The multi-electrode strategy gained prominence in the early 1970s due to the work of French otologist Claude-Henri Chouard with the Institut National de la Sante’ et de la Recherche Scientifique in Paris, who had been a student of Eyriès. In 1973, he devised a procedure to implant electrodes through 12 separate openings into the cochlea, thus exploiting the pitch particularity of each section of the hair cell-lined cochlea. In Melbourne, Australia, a team led by Graeme Clark was also working through the 1970s, developing a multi-channel prototype with an array of 20 electrodes; their first successful implantation took place in 1978. Yet another group, working in Vienna, designed and manufactured a passive single-channel broadband analog implant. The Australian efforts coalesced into Cochlear Ltd.; the Austrians’ work became today’s MED-EL.

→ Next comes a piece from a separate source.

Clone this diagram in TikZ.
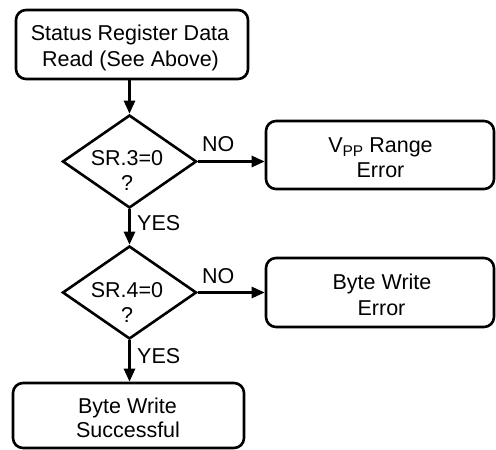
\documentclass[tikz,border=0pt]{standalone}
\usepackage{fontspec}
\setmainfont{Liberation Sans}
\usetikzlibrary{shapes.geometric,arrows.meta}
\begin{document}
\begin{tikzpicture}[x=1pt,y=1pt,
  txt/.style={font=\fontsize{21.5}{25.5}\selectfont, inner sep=0pt, anchor=base},
  rbox/.style={draw, line width=2.6pt, rounded corners=10pt, inner sep=0pt},
  dia/.style={draw, diamond, line width=2.6pt, inner sep=0pt, minimum width=134pt, minimum height=93pt},
  lbl/.style={font=\fontsize{21.5}{25.5}\selectfont, inner sep=0pt, anchor=base west},
  arr/.style={line width=2.6pt, -{Triangle[length=13pt,width=11pt]}}]
\useasboundingbox (0,0) rectangle (496,-450);
% boxes
\node[rbox, minimum width=232pt, minimum height=69pt] (top) at (132,-44.5) {};
\node[txt] (topa) at (130,-40) {Status Register Data};
\node[txt] (topb) at (130.5,-66) {Read (See Above)};
\node[dia] (d1) at (129.5,-161.5) {};
\node[txt] (d1a) at (127,-165) {SR.3=0};
\node[txt] (d1b) at (127,-190) {?};
\node[rbox, minimum width=228pt, minimum height=68pt] (e1) at (380,-155) {};
\node[txt] (e1a) at (380.5,-152) {V\raisebox{-4pt}{\fontsize{15.5}{15.5}\selectfont PP}\hspace{6pt}Range};
\node[txt] (e1b) at (380.5,-177) {Error};
\node[dia] (d2) at (129.5,-292.5) {};
\node[txt] (d2a) at (127,-297) {SR.4=0};
\node[txt] (d2b) at (127,-322) {?};
\node[rbox, minimum width=228pt, minimum height=69pt] (e2) at (380,-292.5) {};
\node[txt] (e2a) at (382,-289.5) {Byte Write};
\node[txt] (e2b) at (381.5,-315) {Error};
\node[rbox, minimum width=231pt, minimum height=65pt] (ok) at (128.5,-415.5) {};
\node[txt] (oka) at (127.5,-413) {Byte Write};
\node[txt] (okb) at (128,-437) {Successful};
% labels
\node[lbl] (no1) at (202,-151) {NO};
\node[lbl] (no2) at (202,-283) {NO};
\node[lbl] (yes1) at (137,-230) {YES};
\node[lbl] (yes2) at (137,-363) {YES};
% connectors
\draw[arr] (top.south -| d1.north) -- (d1.north);
\draw[arr] (d1.east) -- (d1.east -| e1.west);
\draw[arr] (d1.south) -- (d2.north);
\draw[arr] (d2.east) -- (d2.east -| e2.west);
\draw[arr] (d2.south) -- (d2.south |- ok.north);
\end{tikzpicture}
\end{document}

Scientific Community Pushback
All of this activity resulted in the First International Conference on Electrical Stimulation of the Acoustic Nerve, held in 1974 at UCSF. Investigators on teams from institutions such as HEI, Stanford and UCSF had been collecting evidence on film of their patients perceiving sound for the first time. Still, many in the scientific community were not convinced of the efficacy of implantation, including Harold Schuknecht, MD, chief of otolaryngology at Massachusetts Eye and Ear Infirmary in Boston, who said at the conference: “I interpreted the movies and the case presentations to confirm my suspicion that the prostheses as they are now designed are of very little use.”
Dr. William House was undeterred, and in 1977 devised a new strategy to bring CIs to market. He told Dr. Miyamoto, “The scientists won’t listen to us, but if something good happens for patients, they’re going to have to listen to them.” He hoped the multi-center study would provide definitive proof that patients were benefitting from the procedure. Dr. Miyamoto agreed with this concept.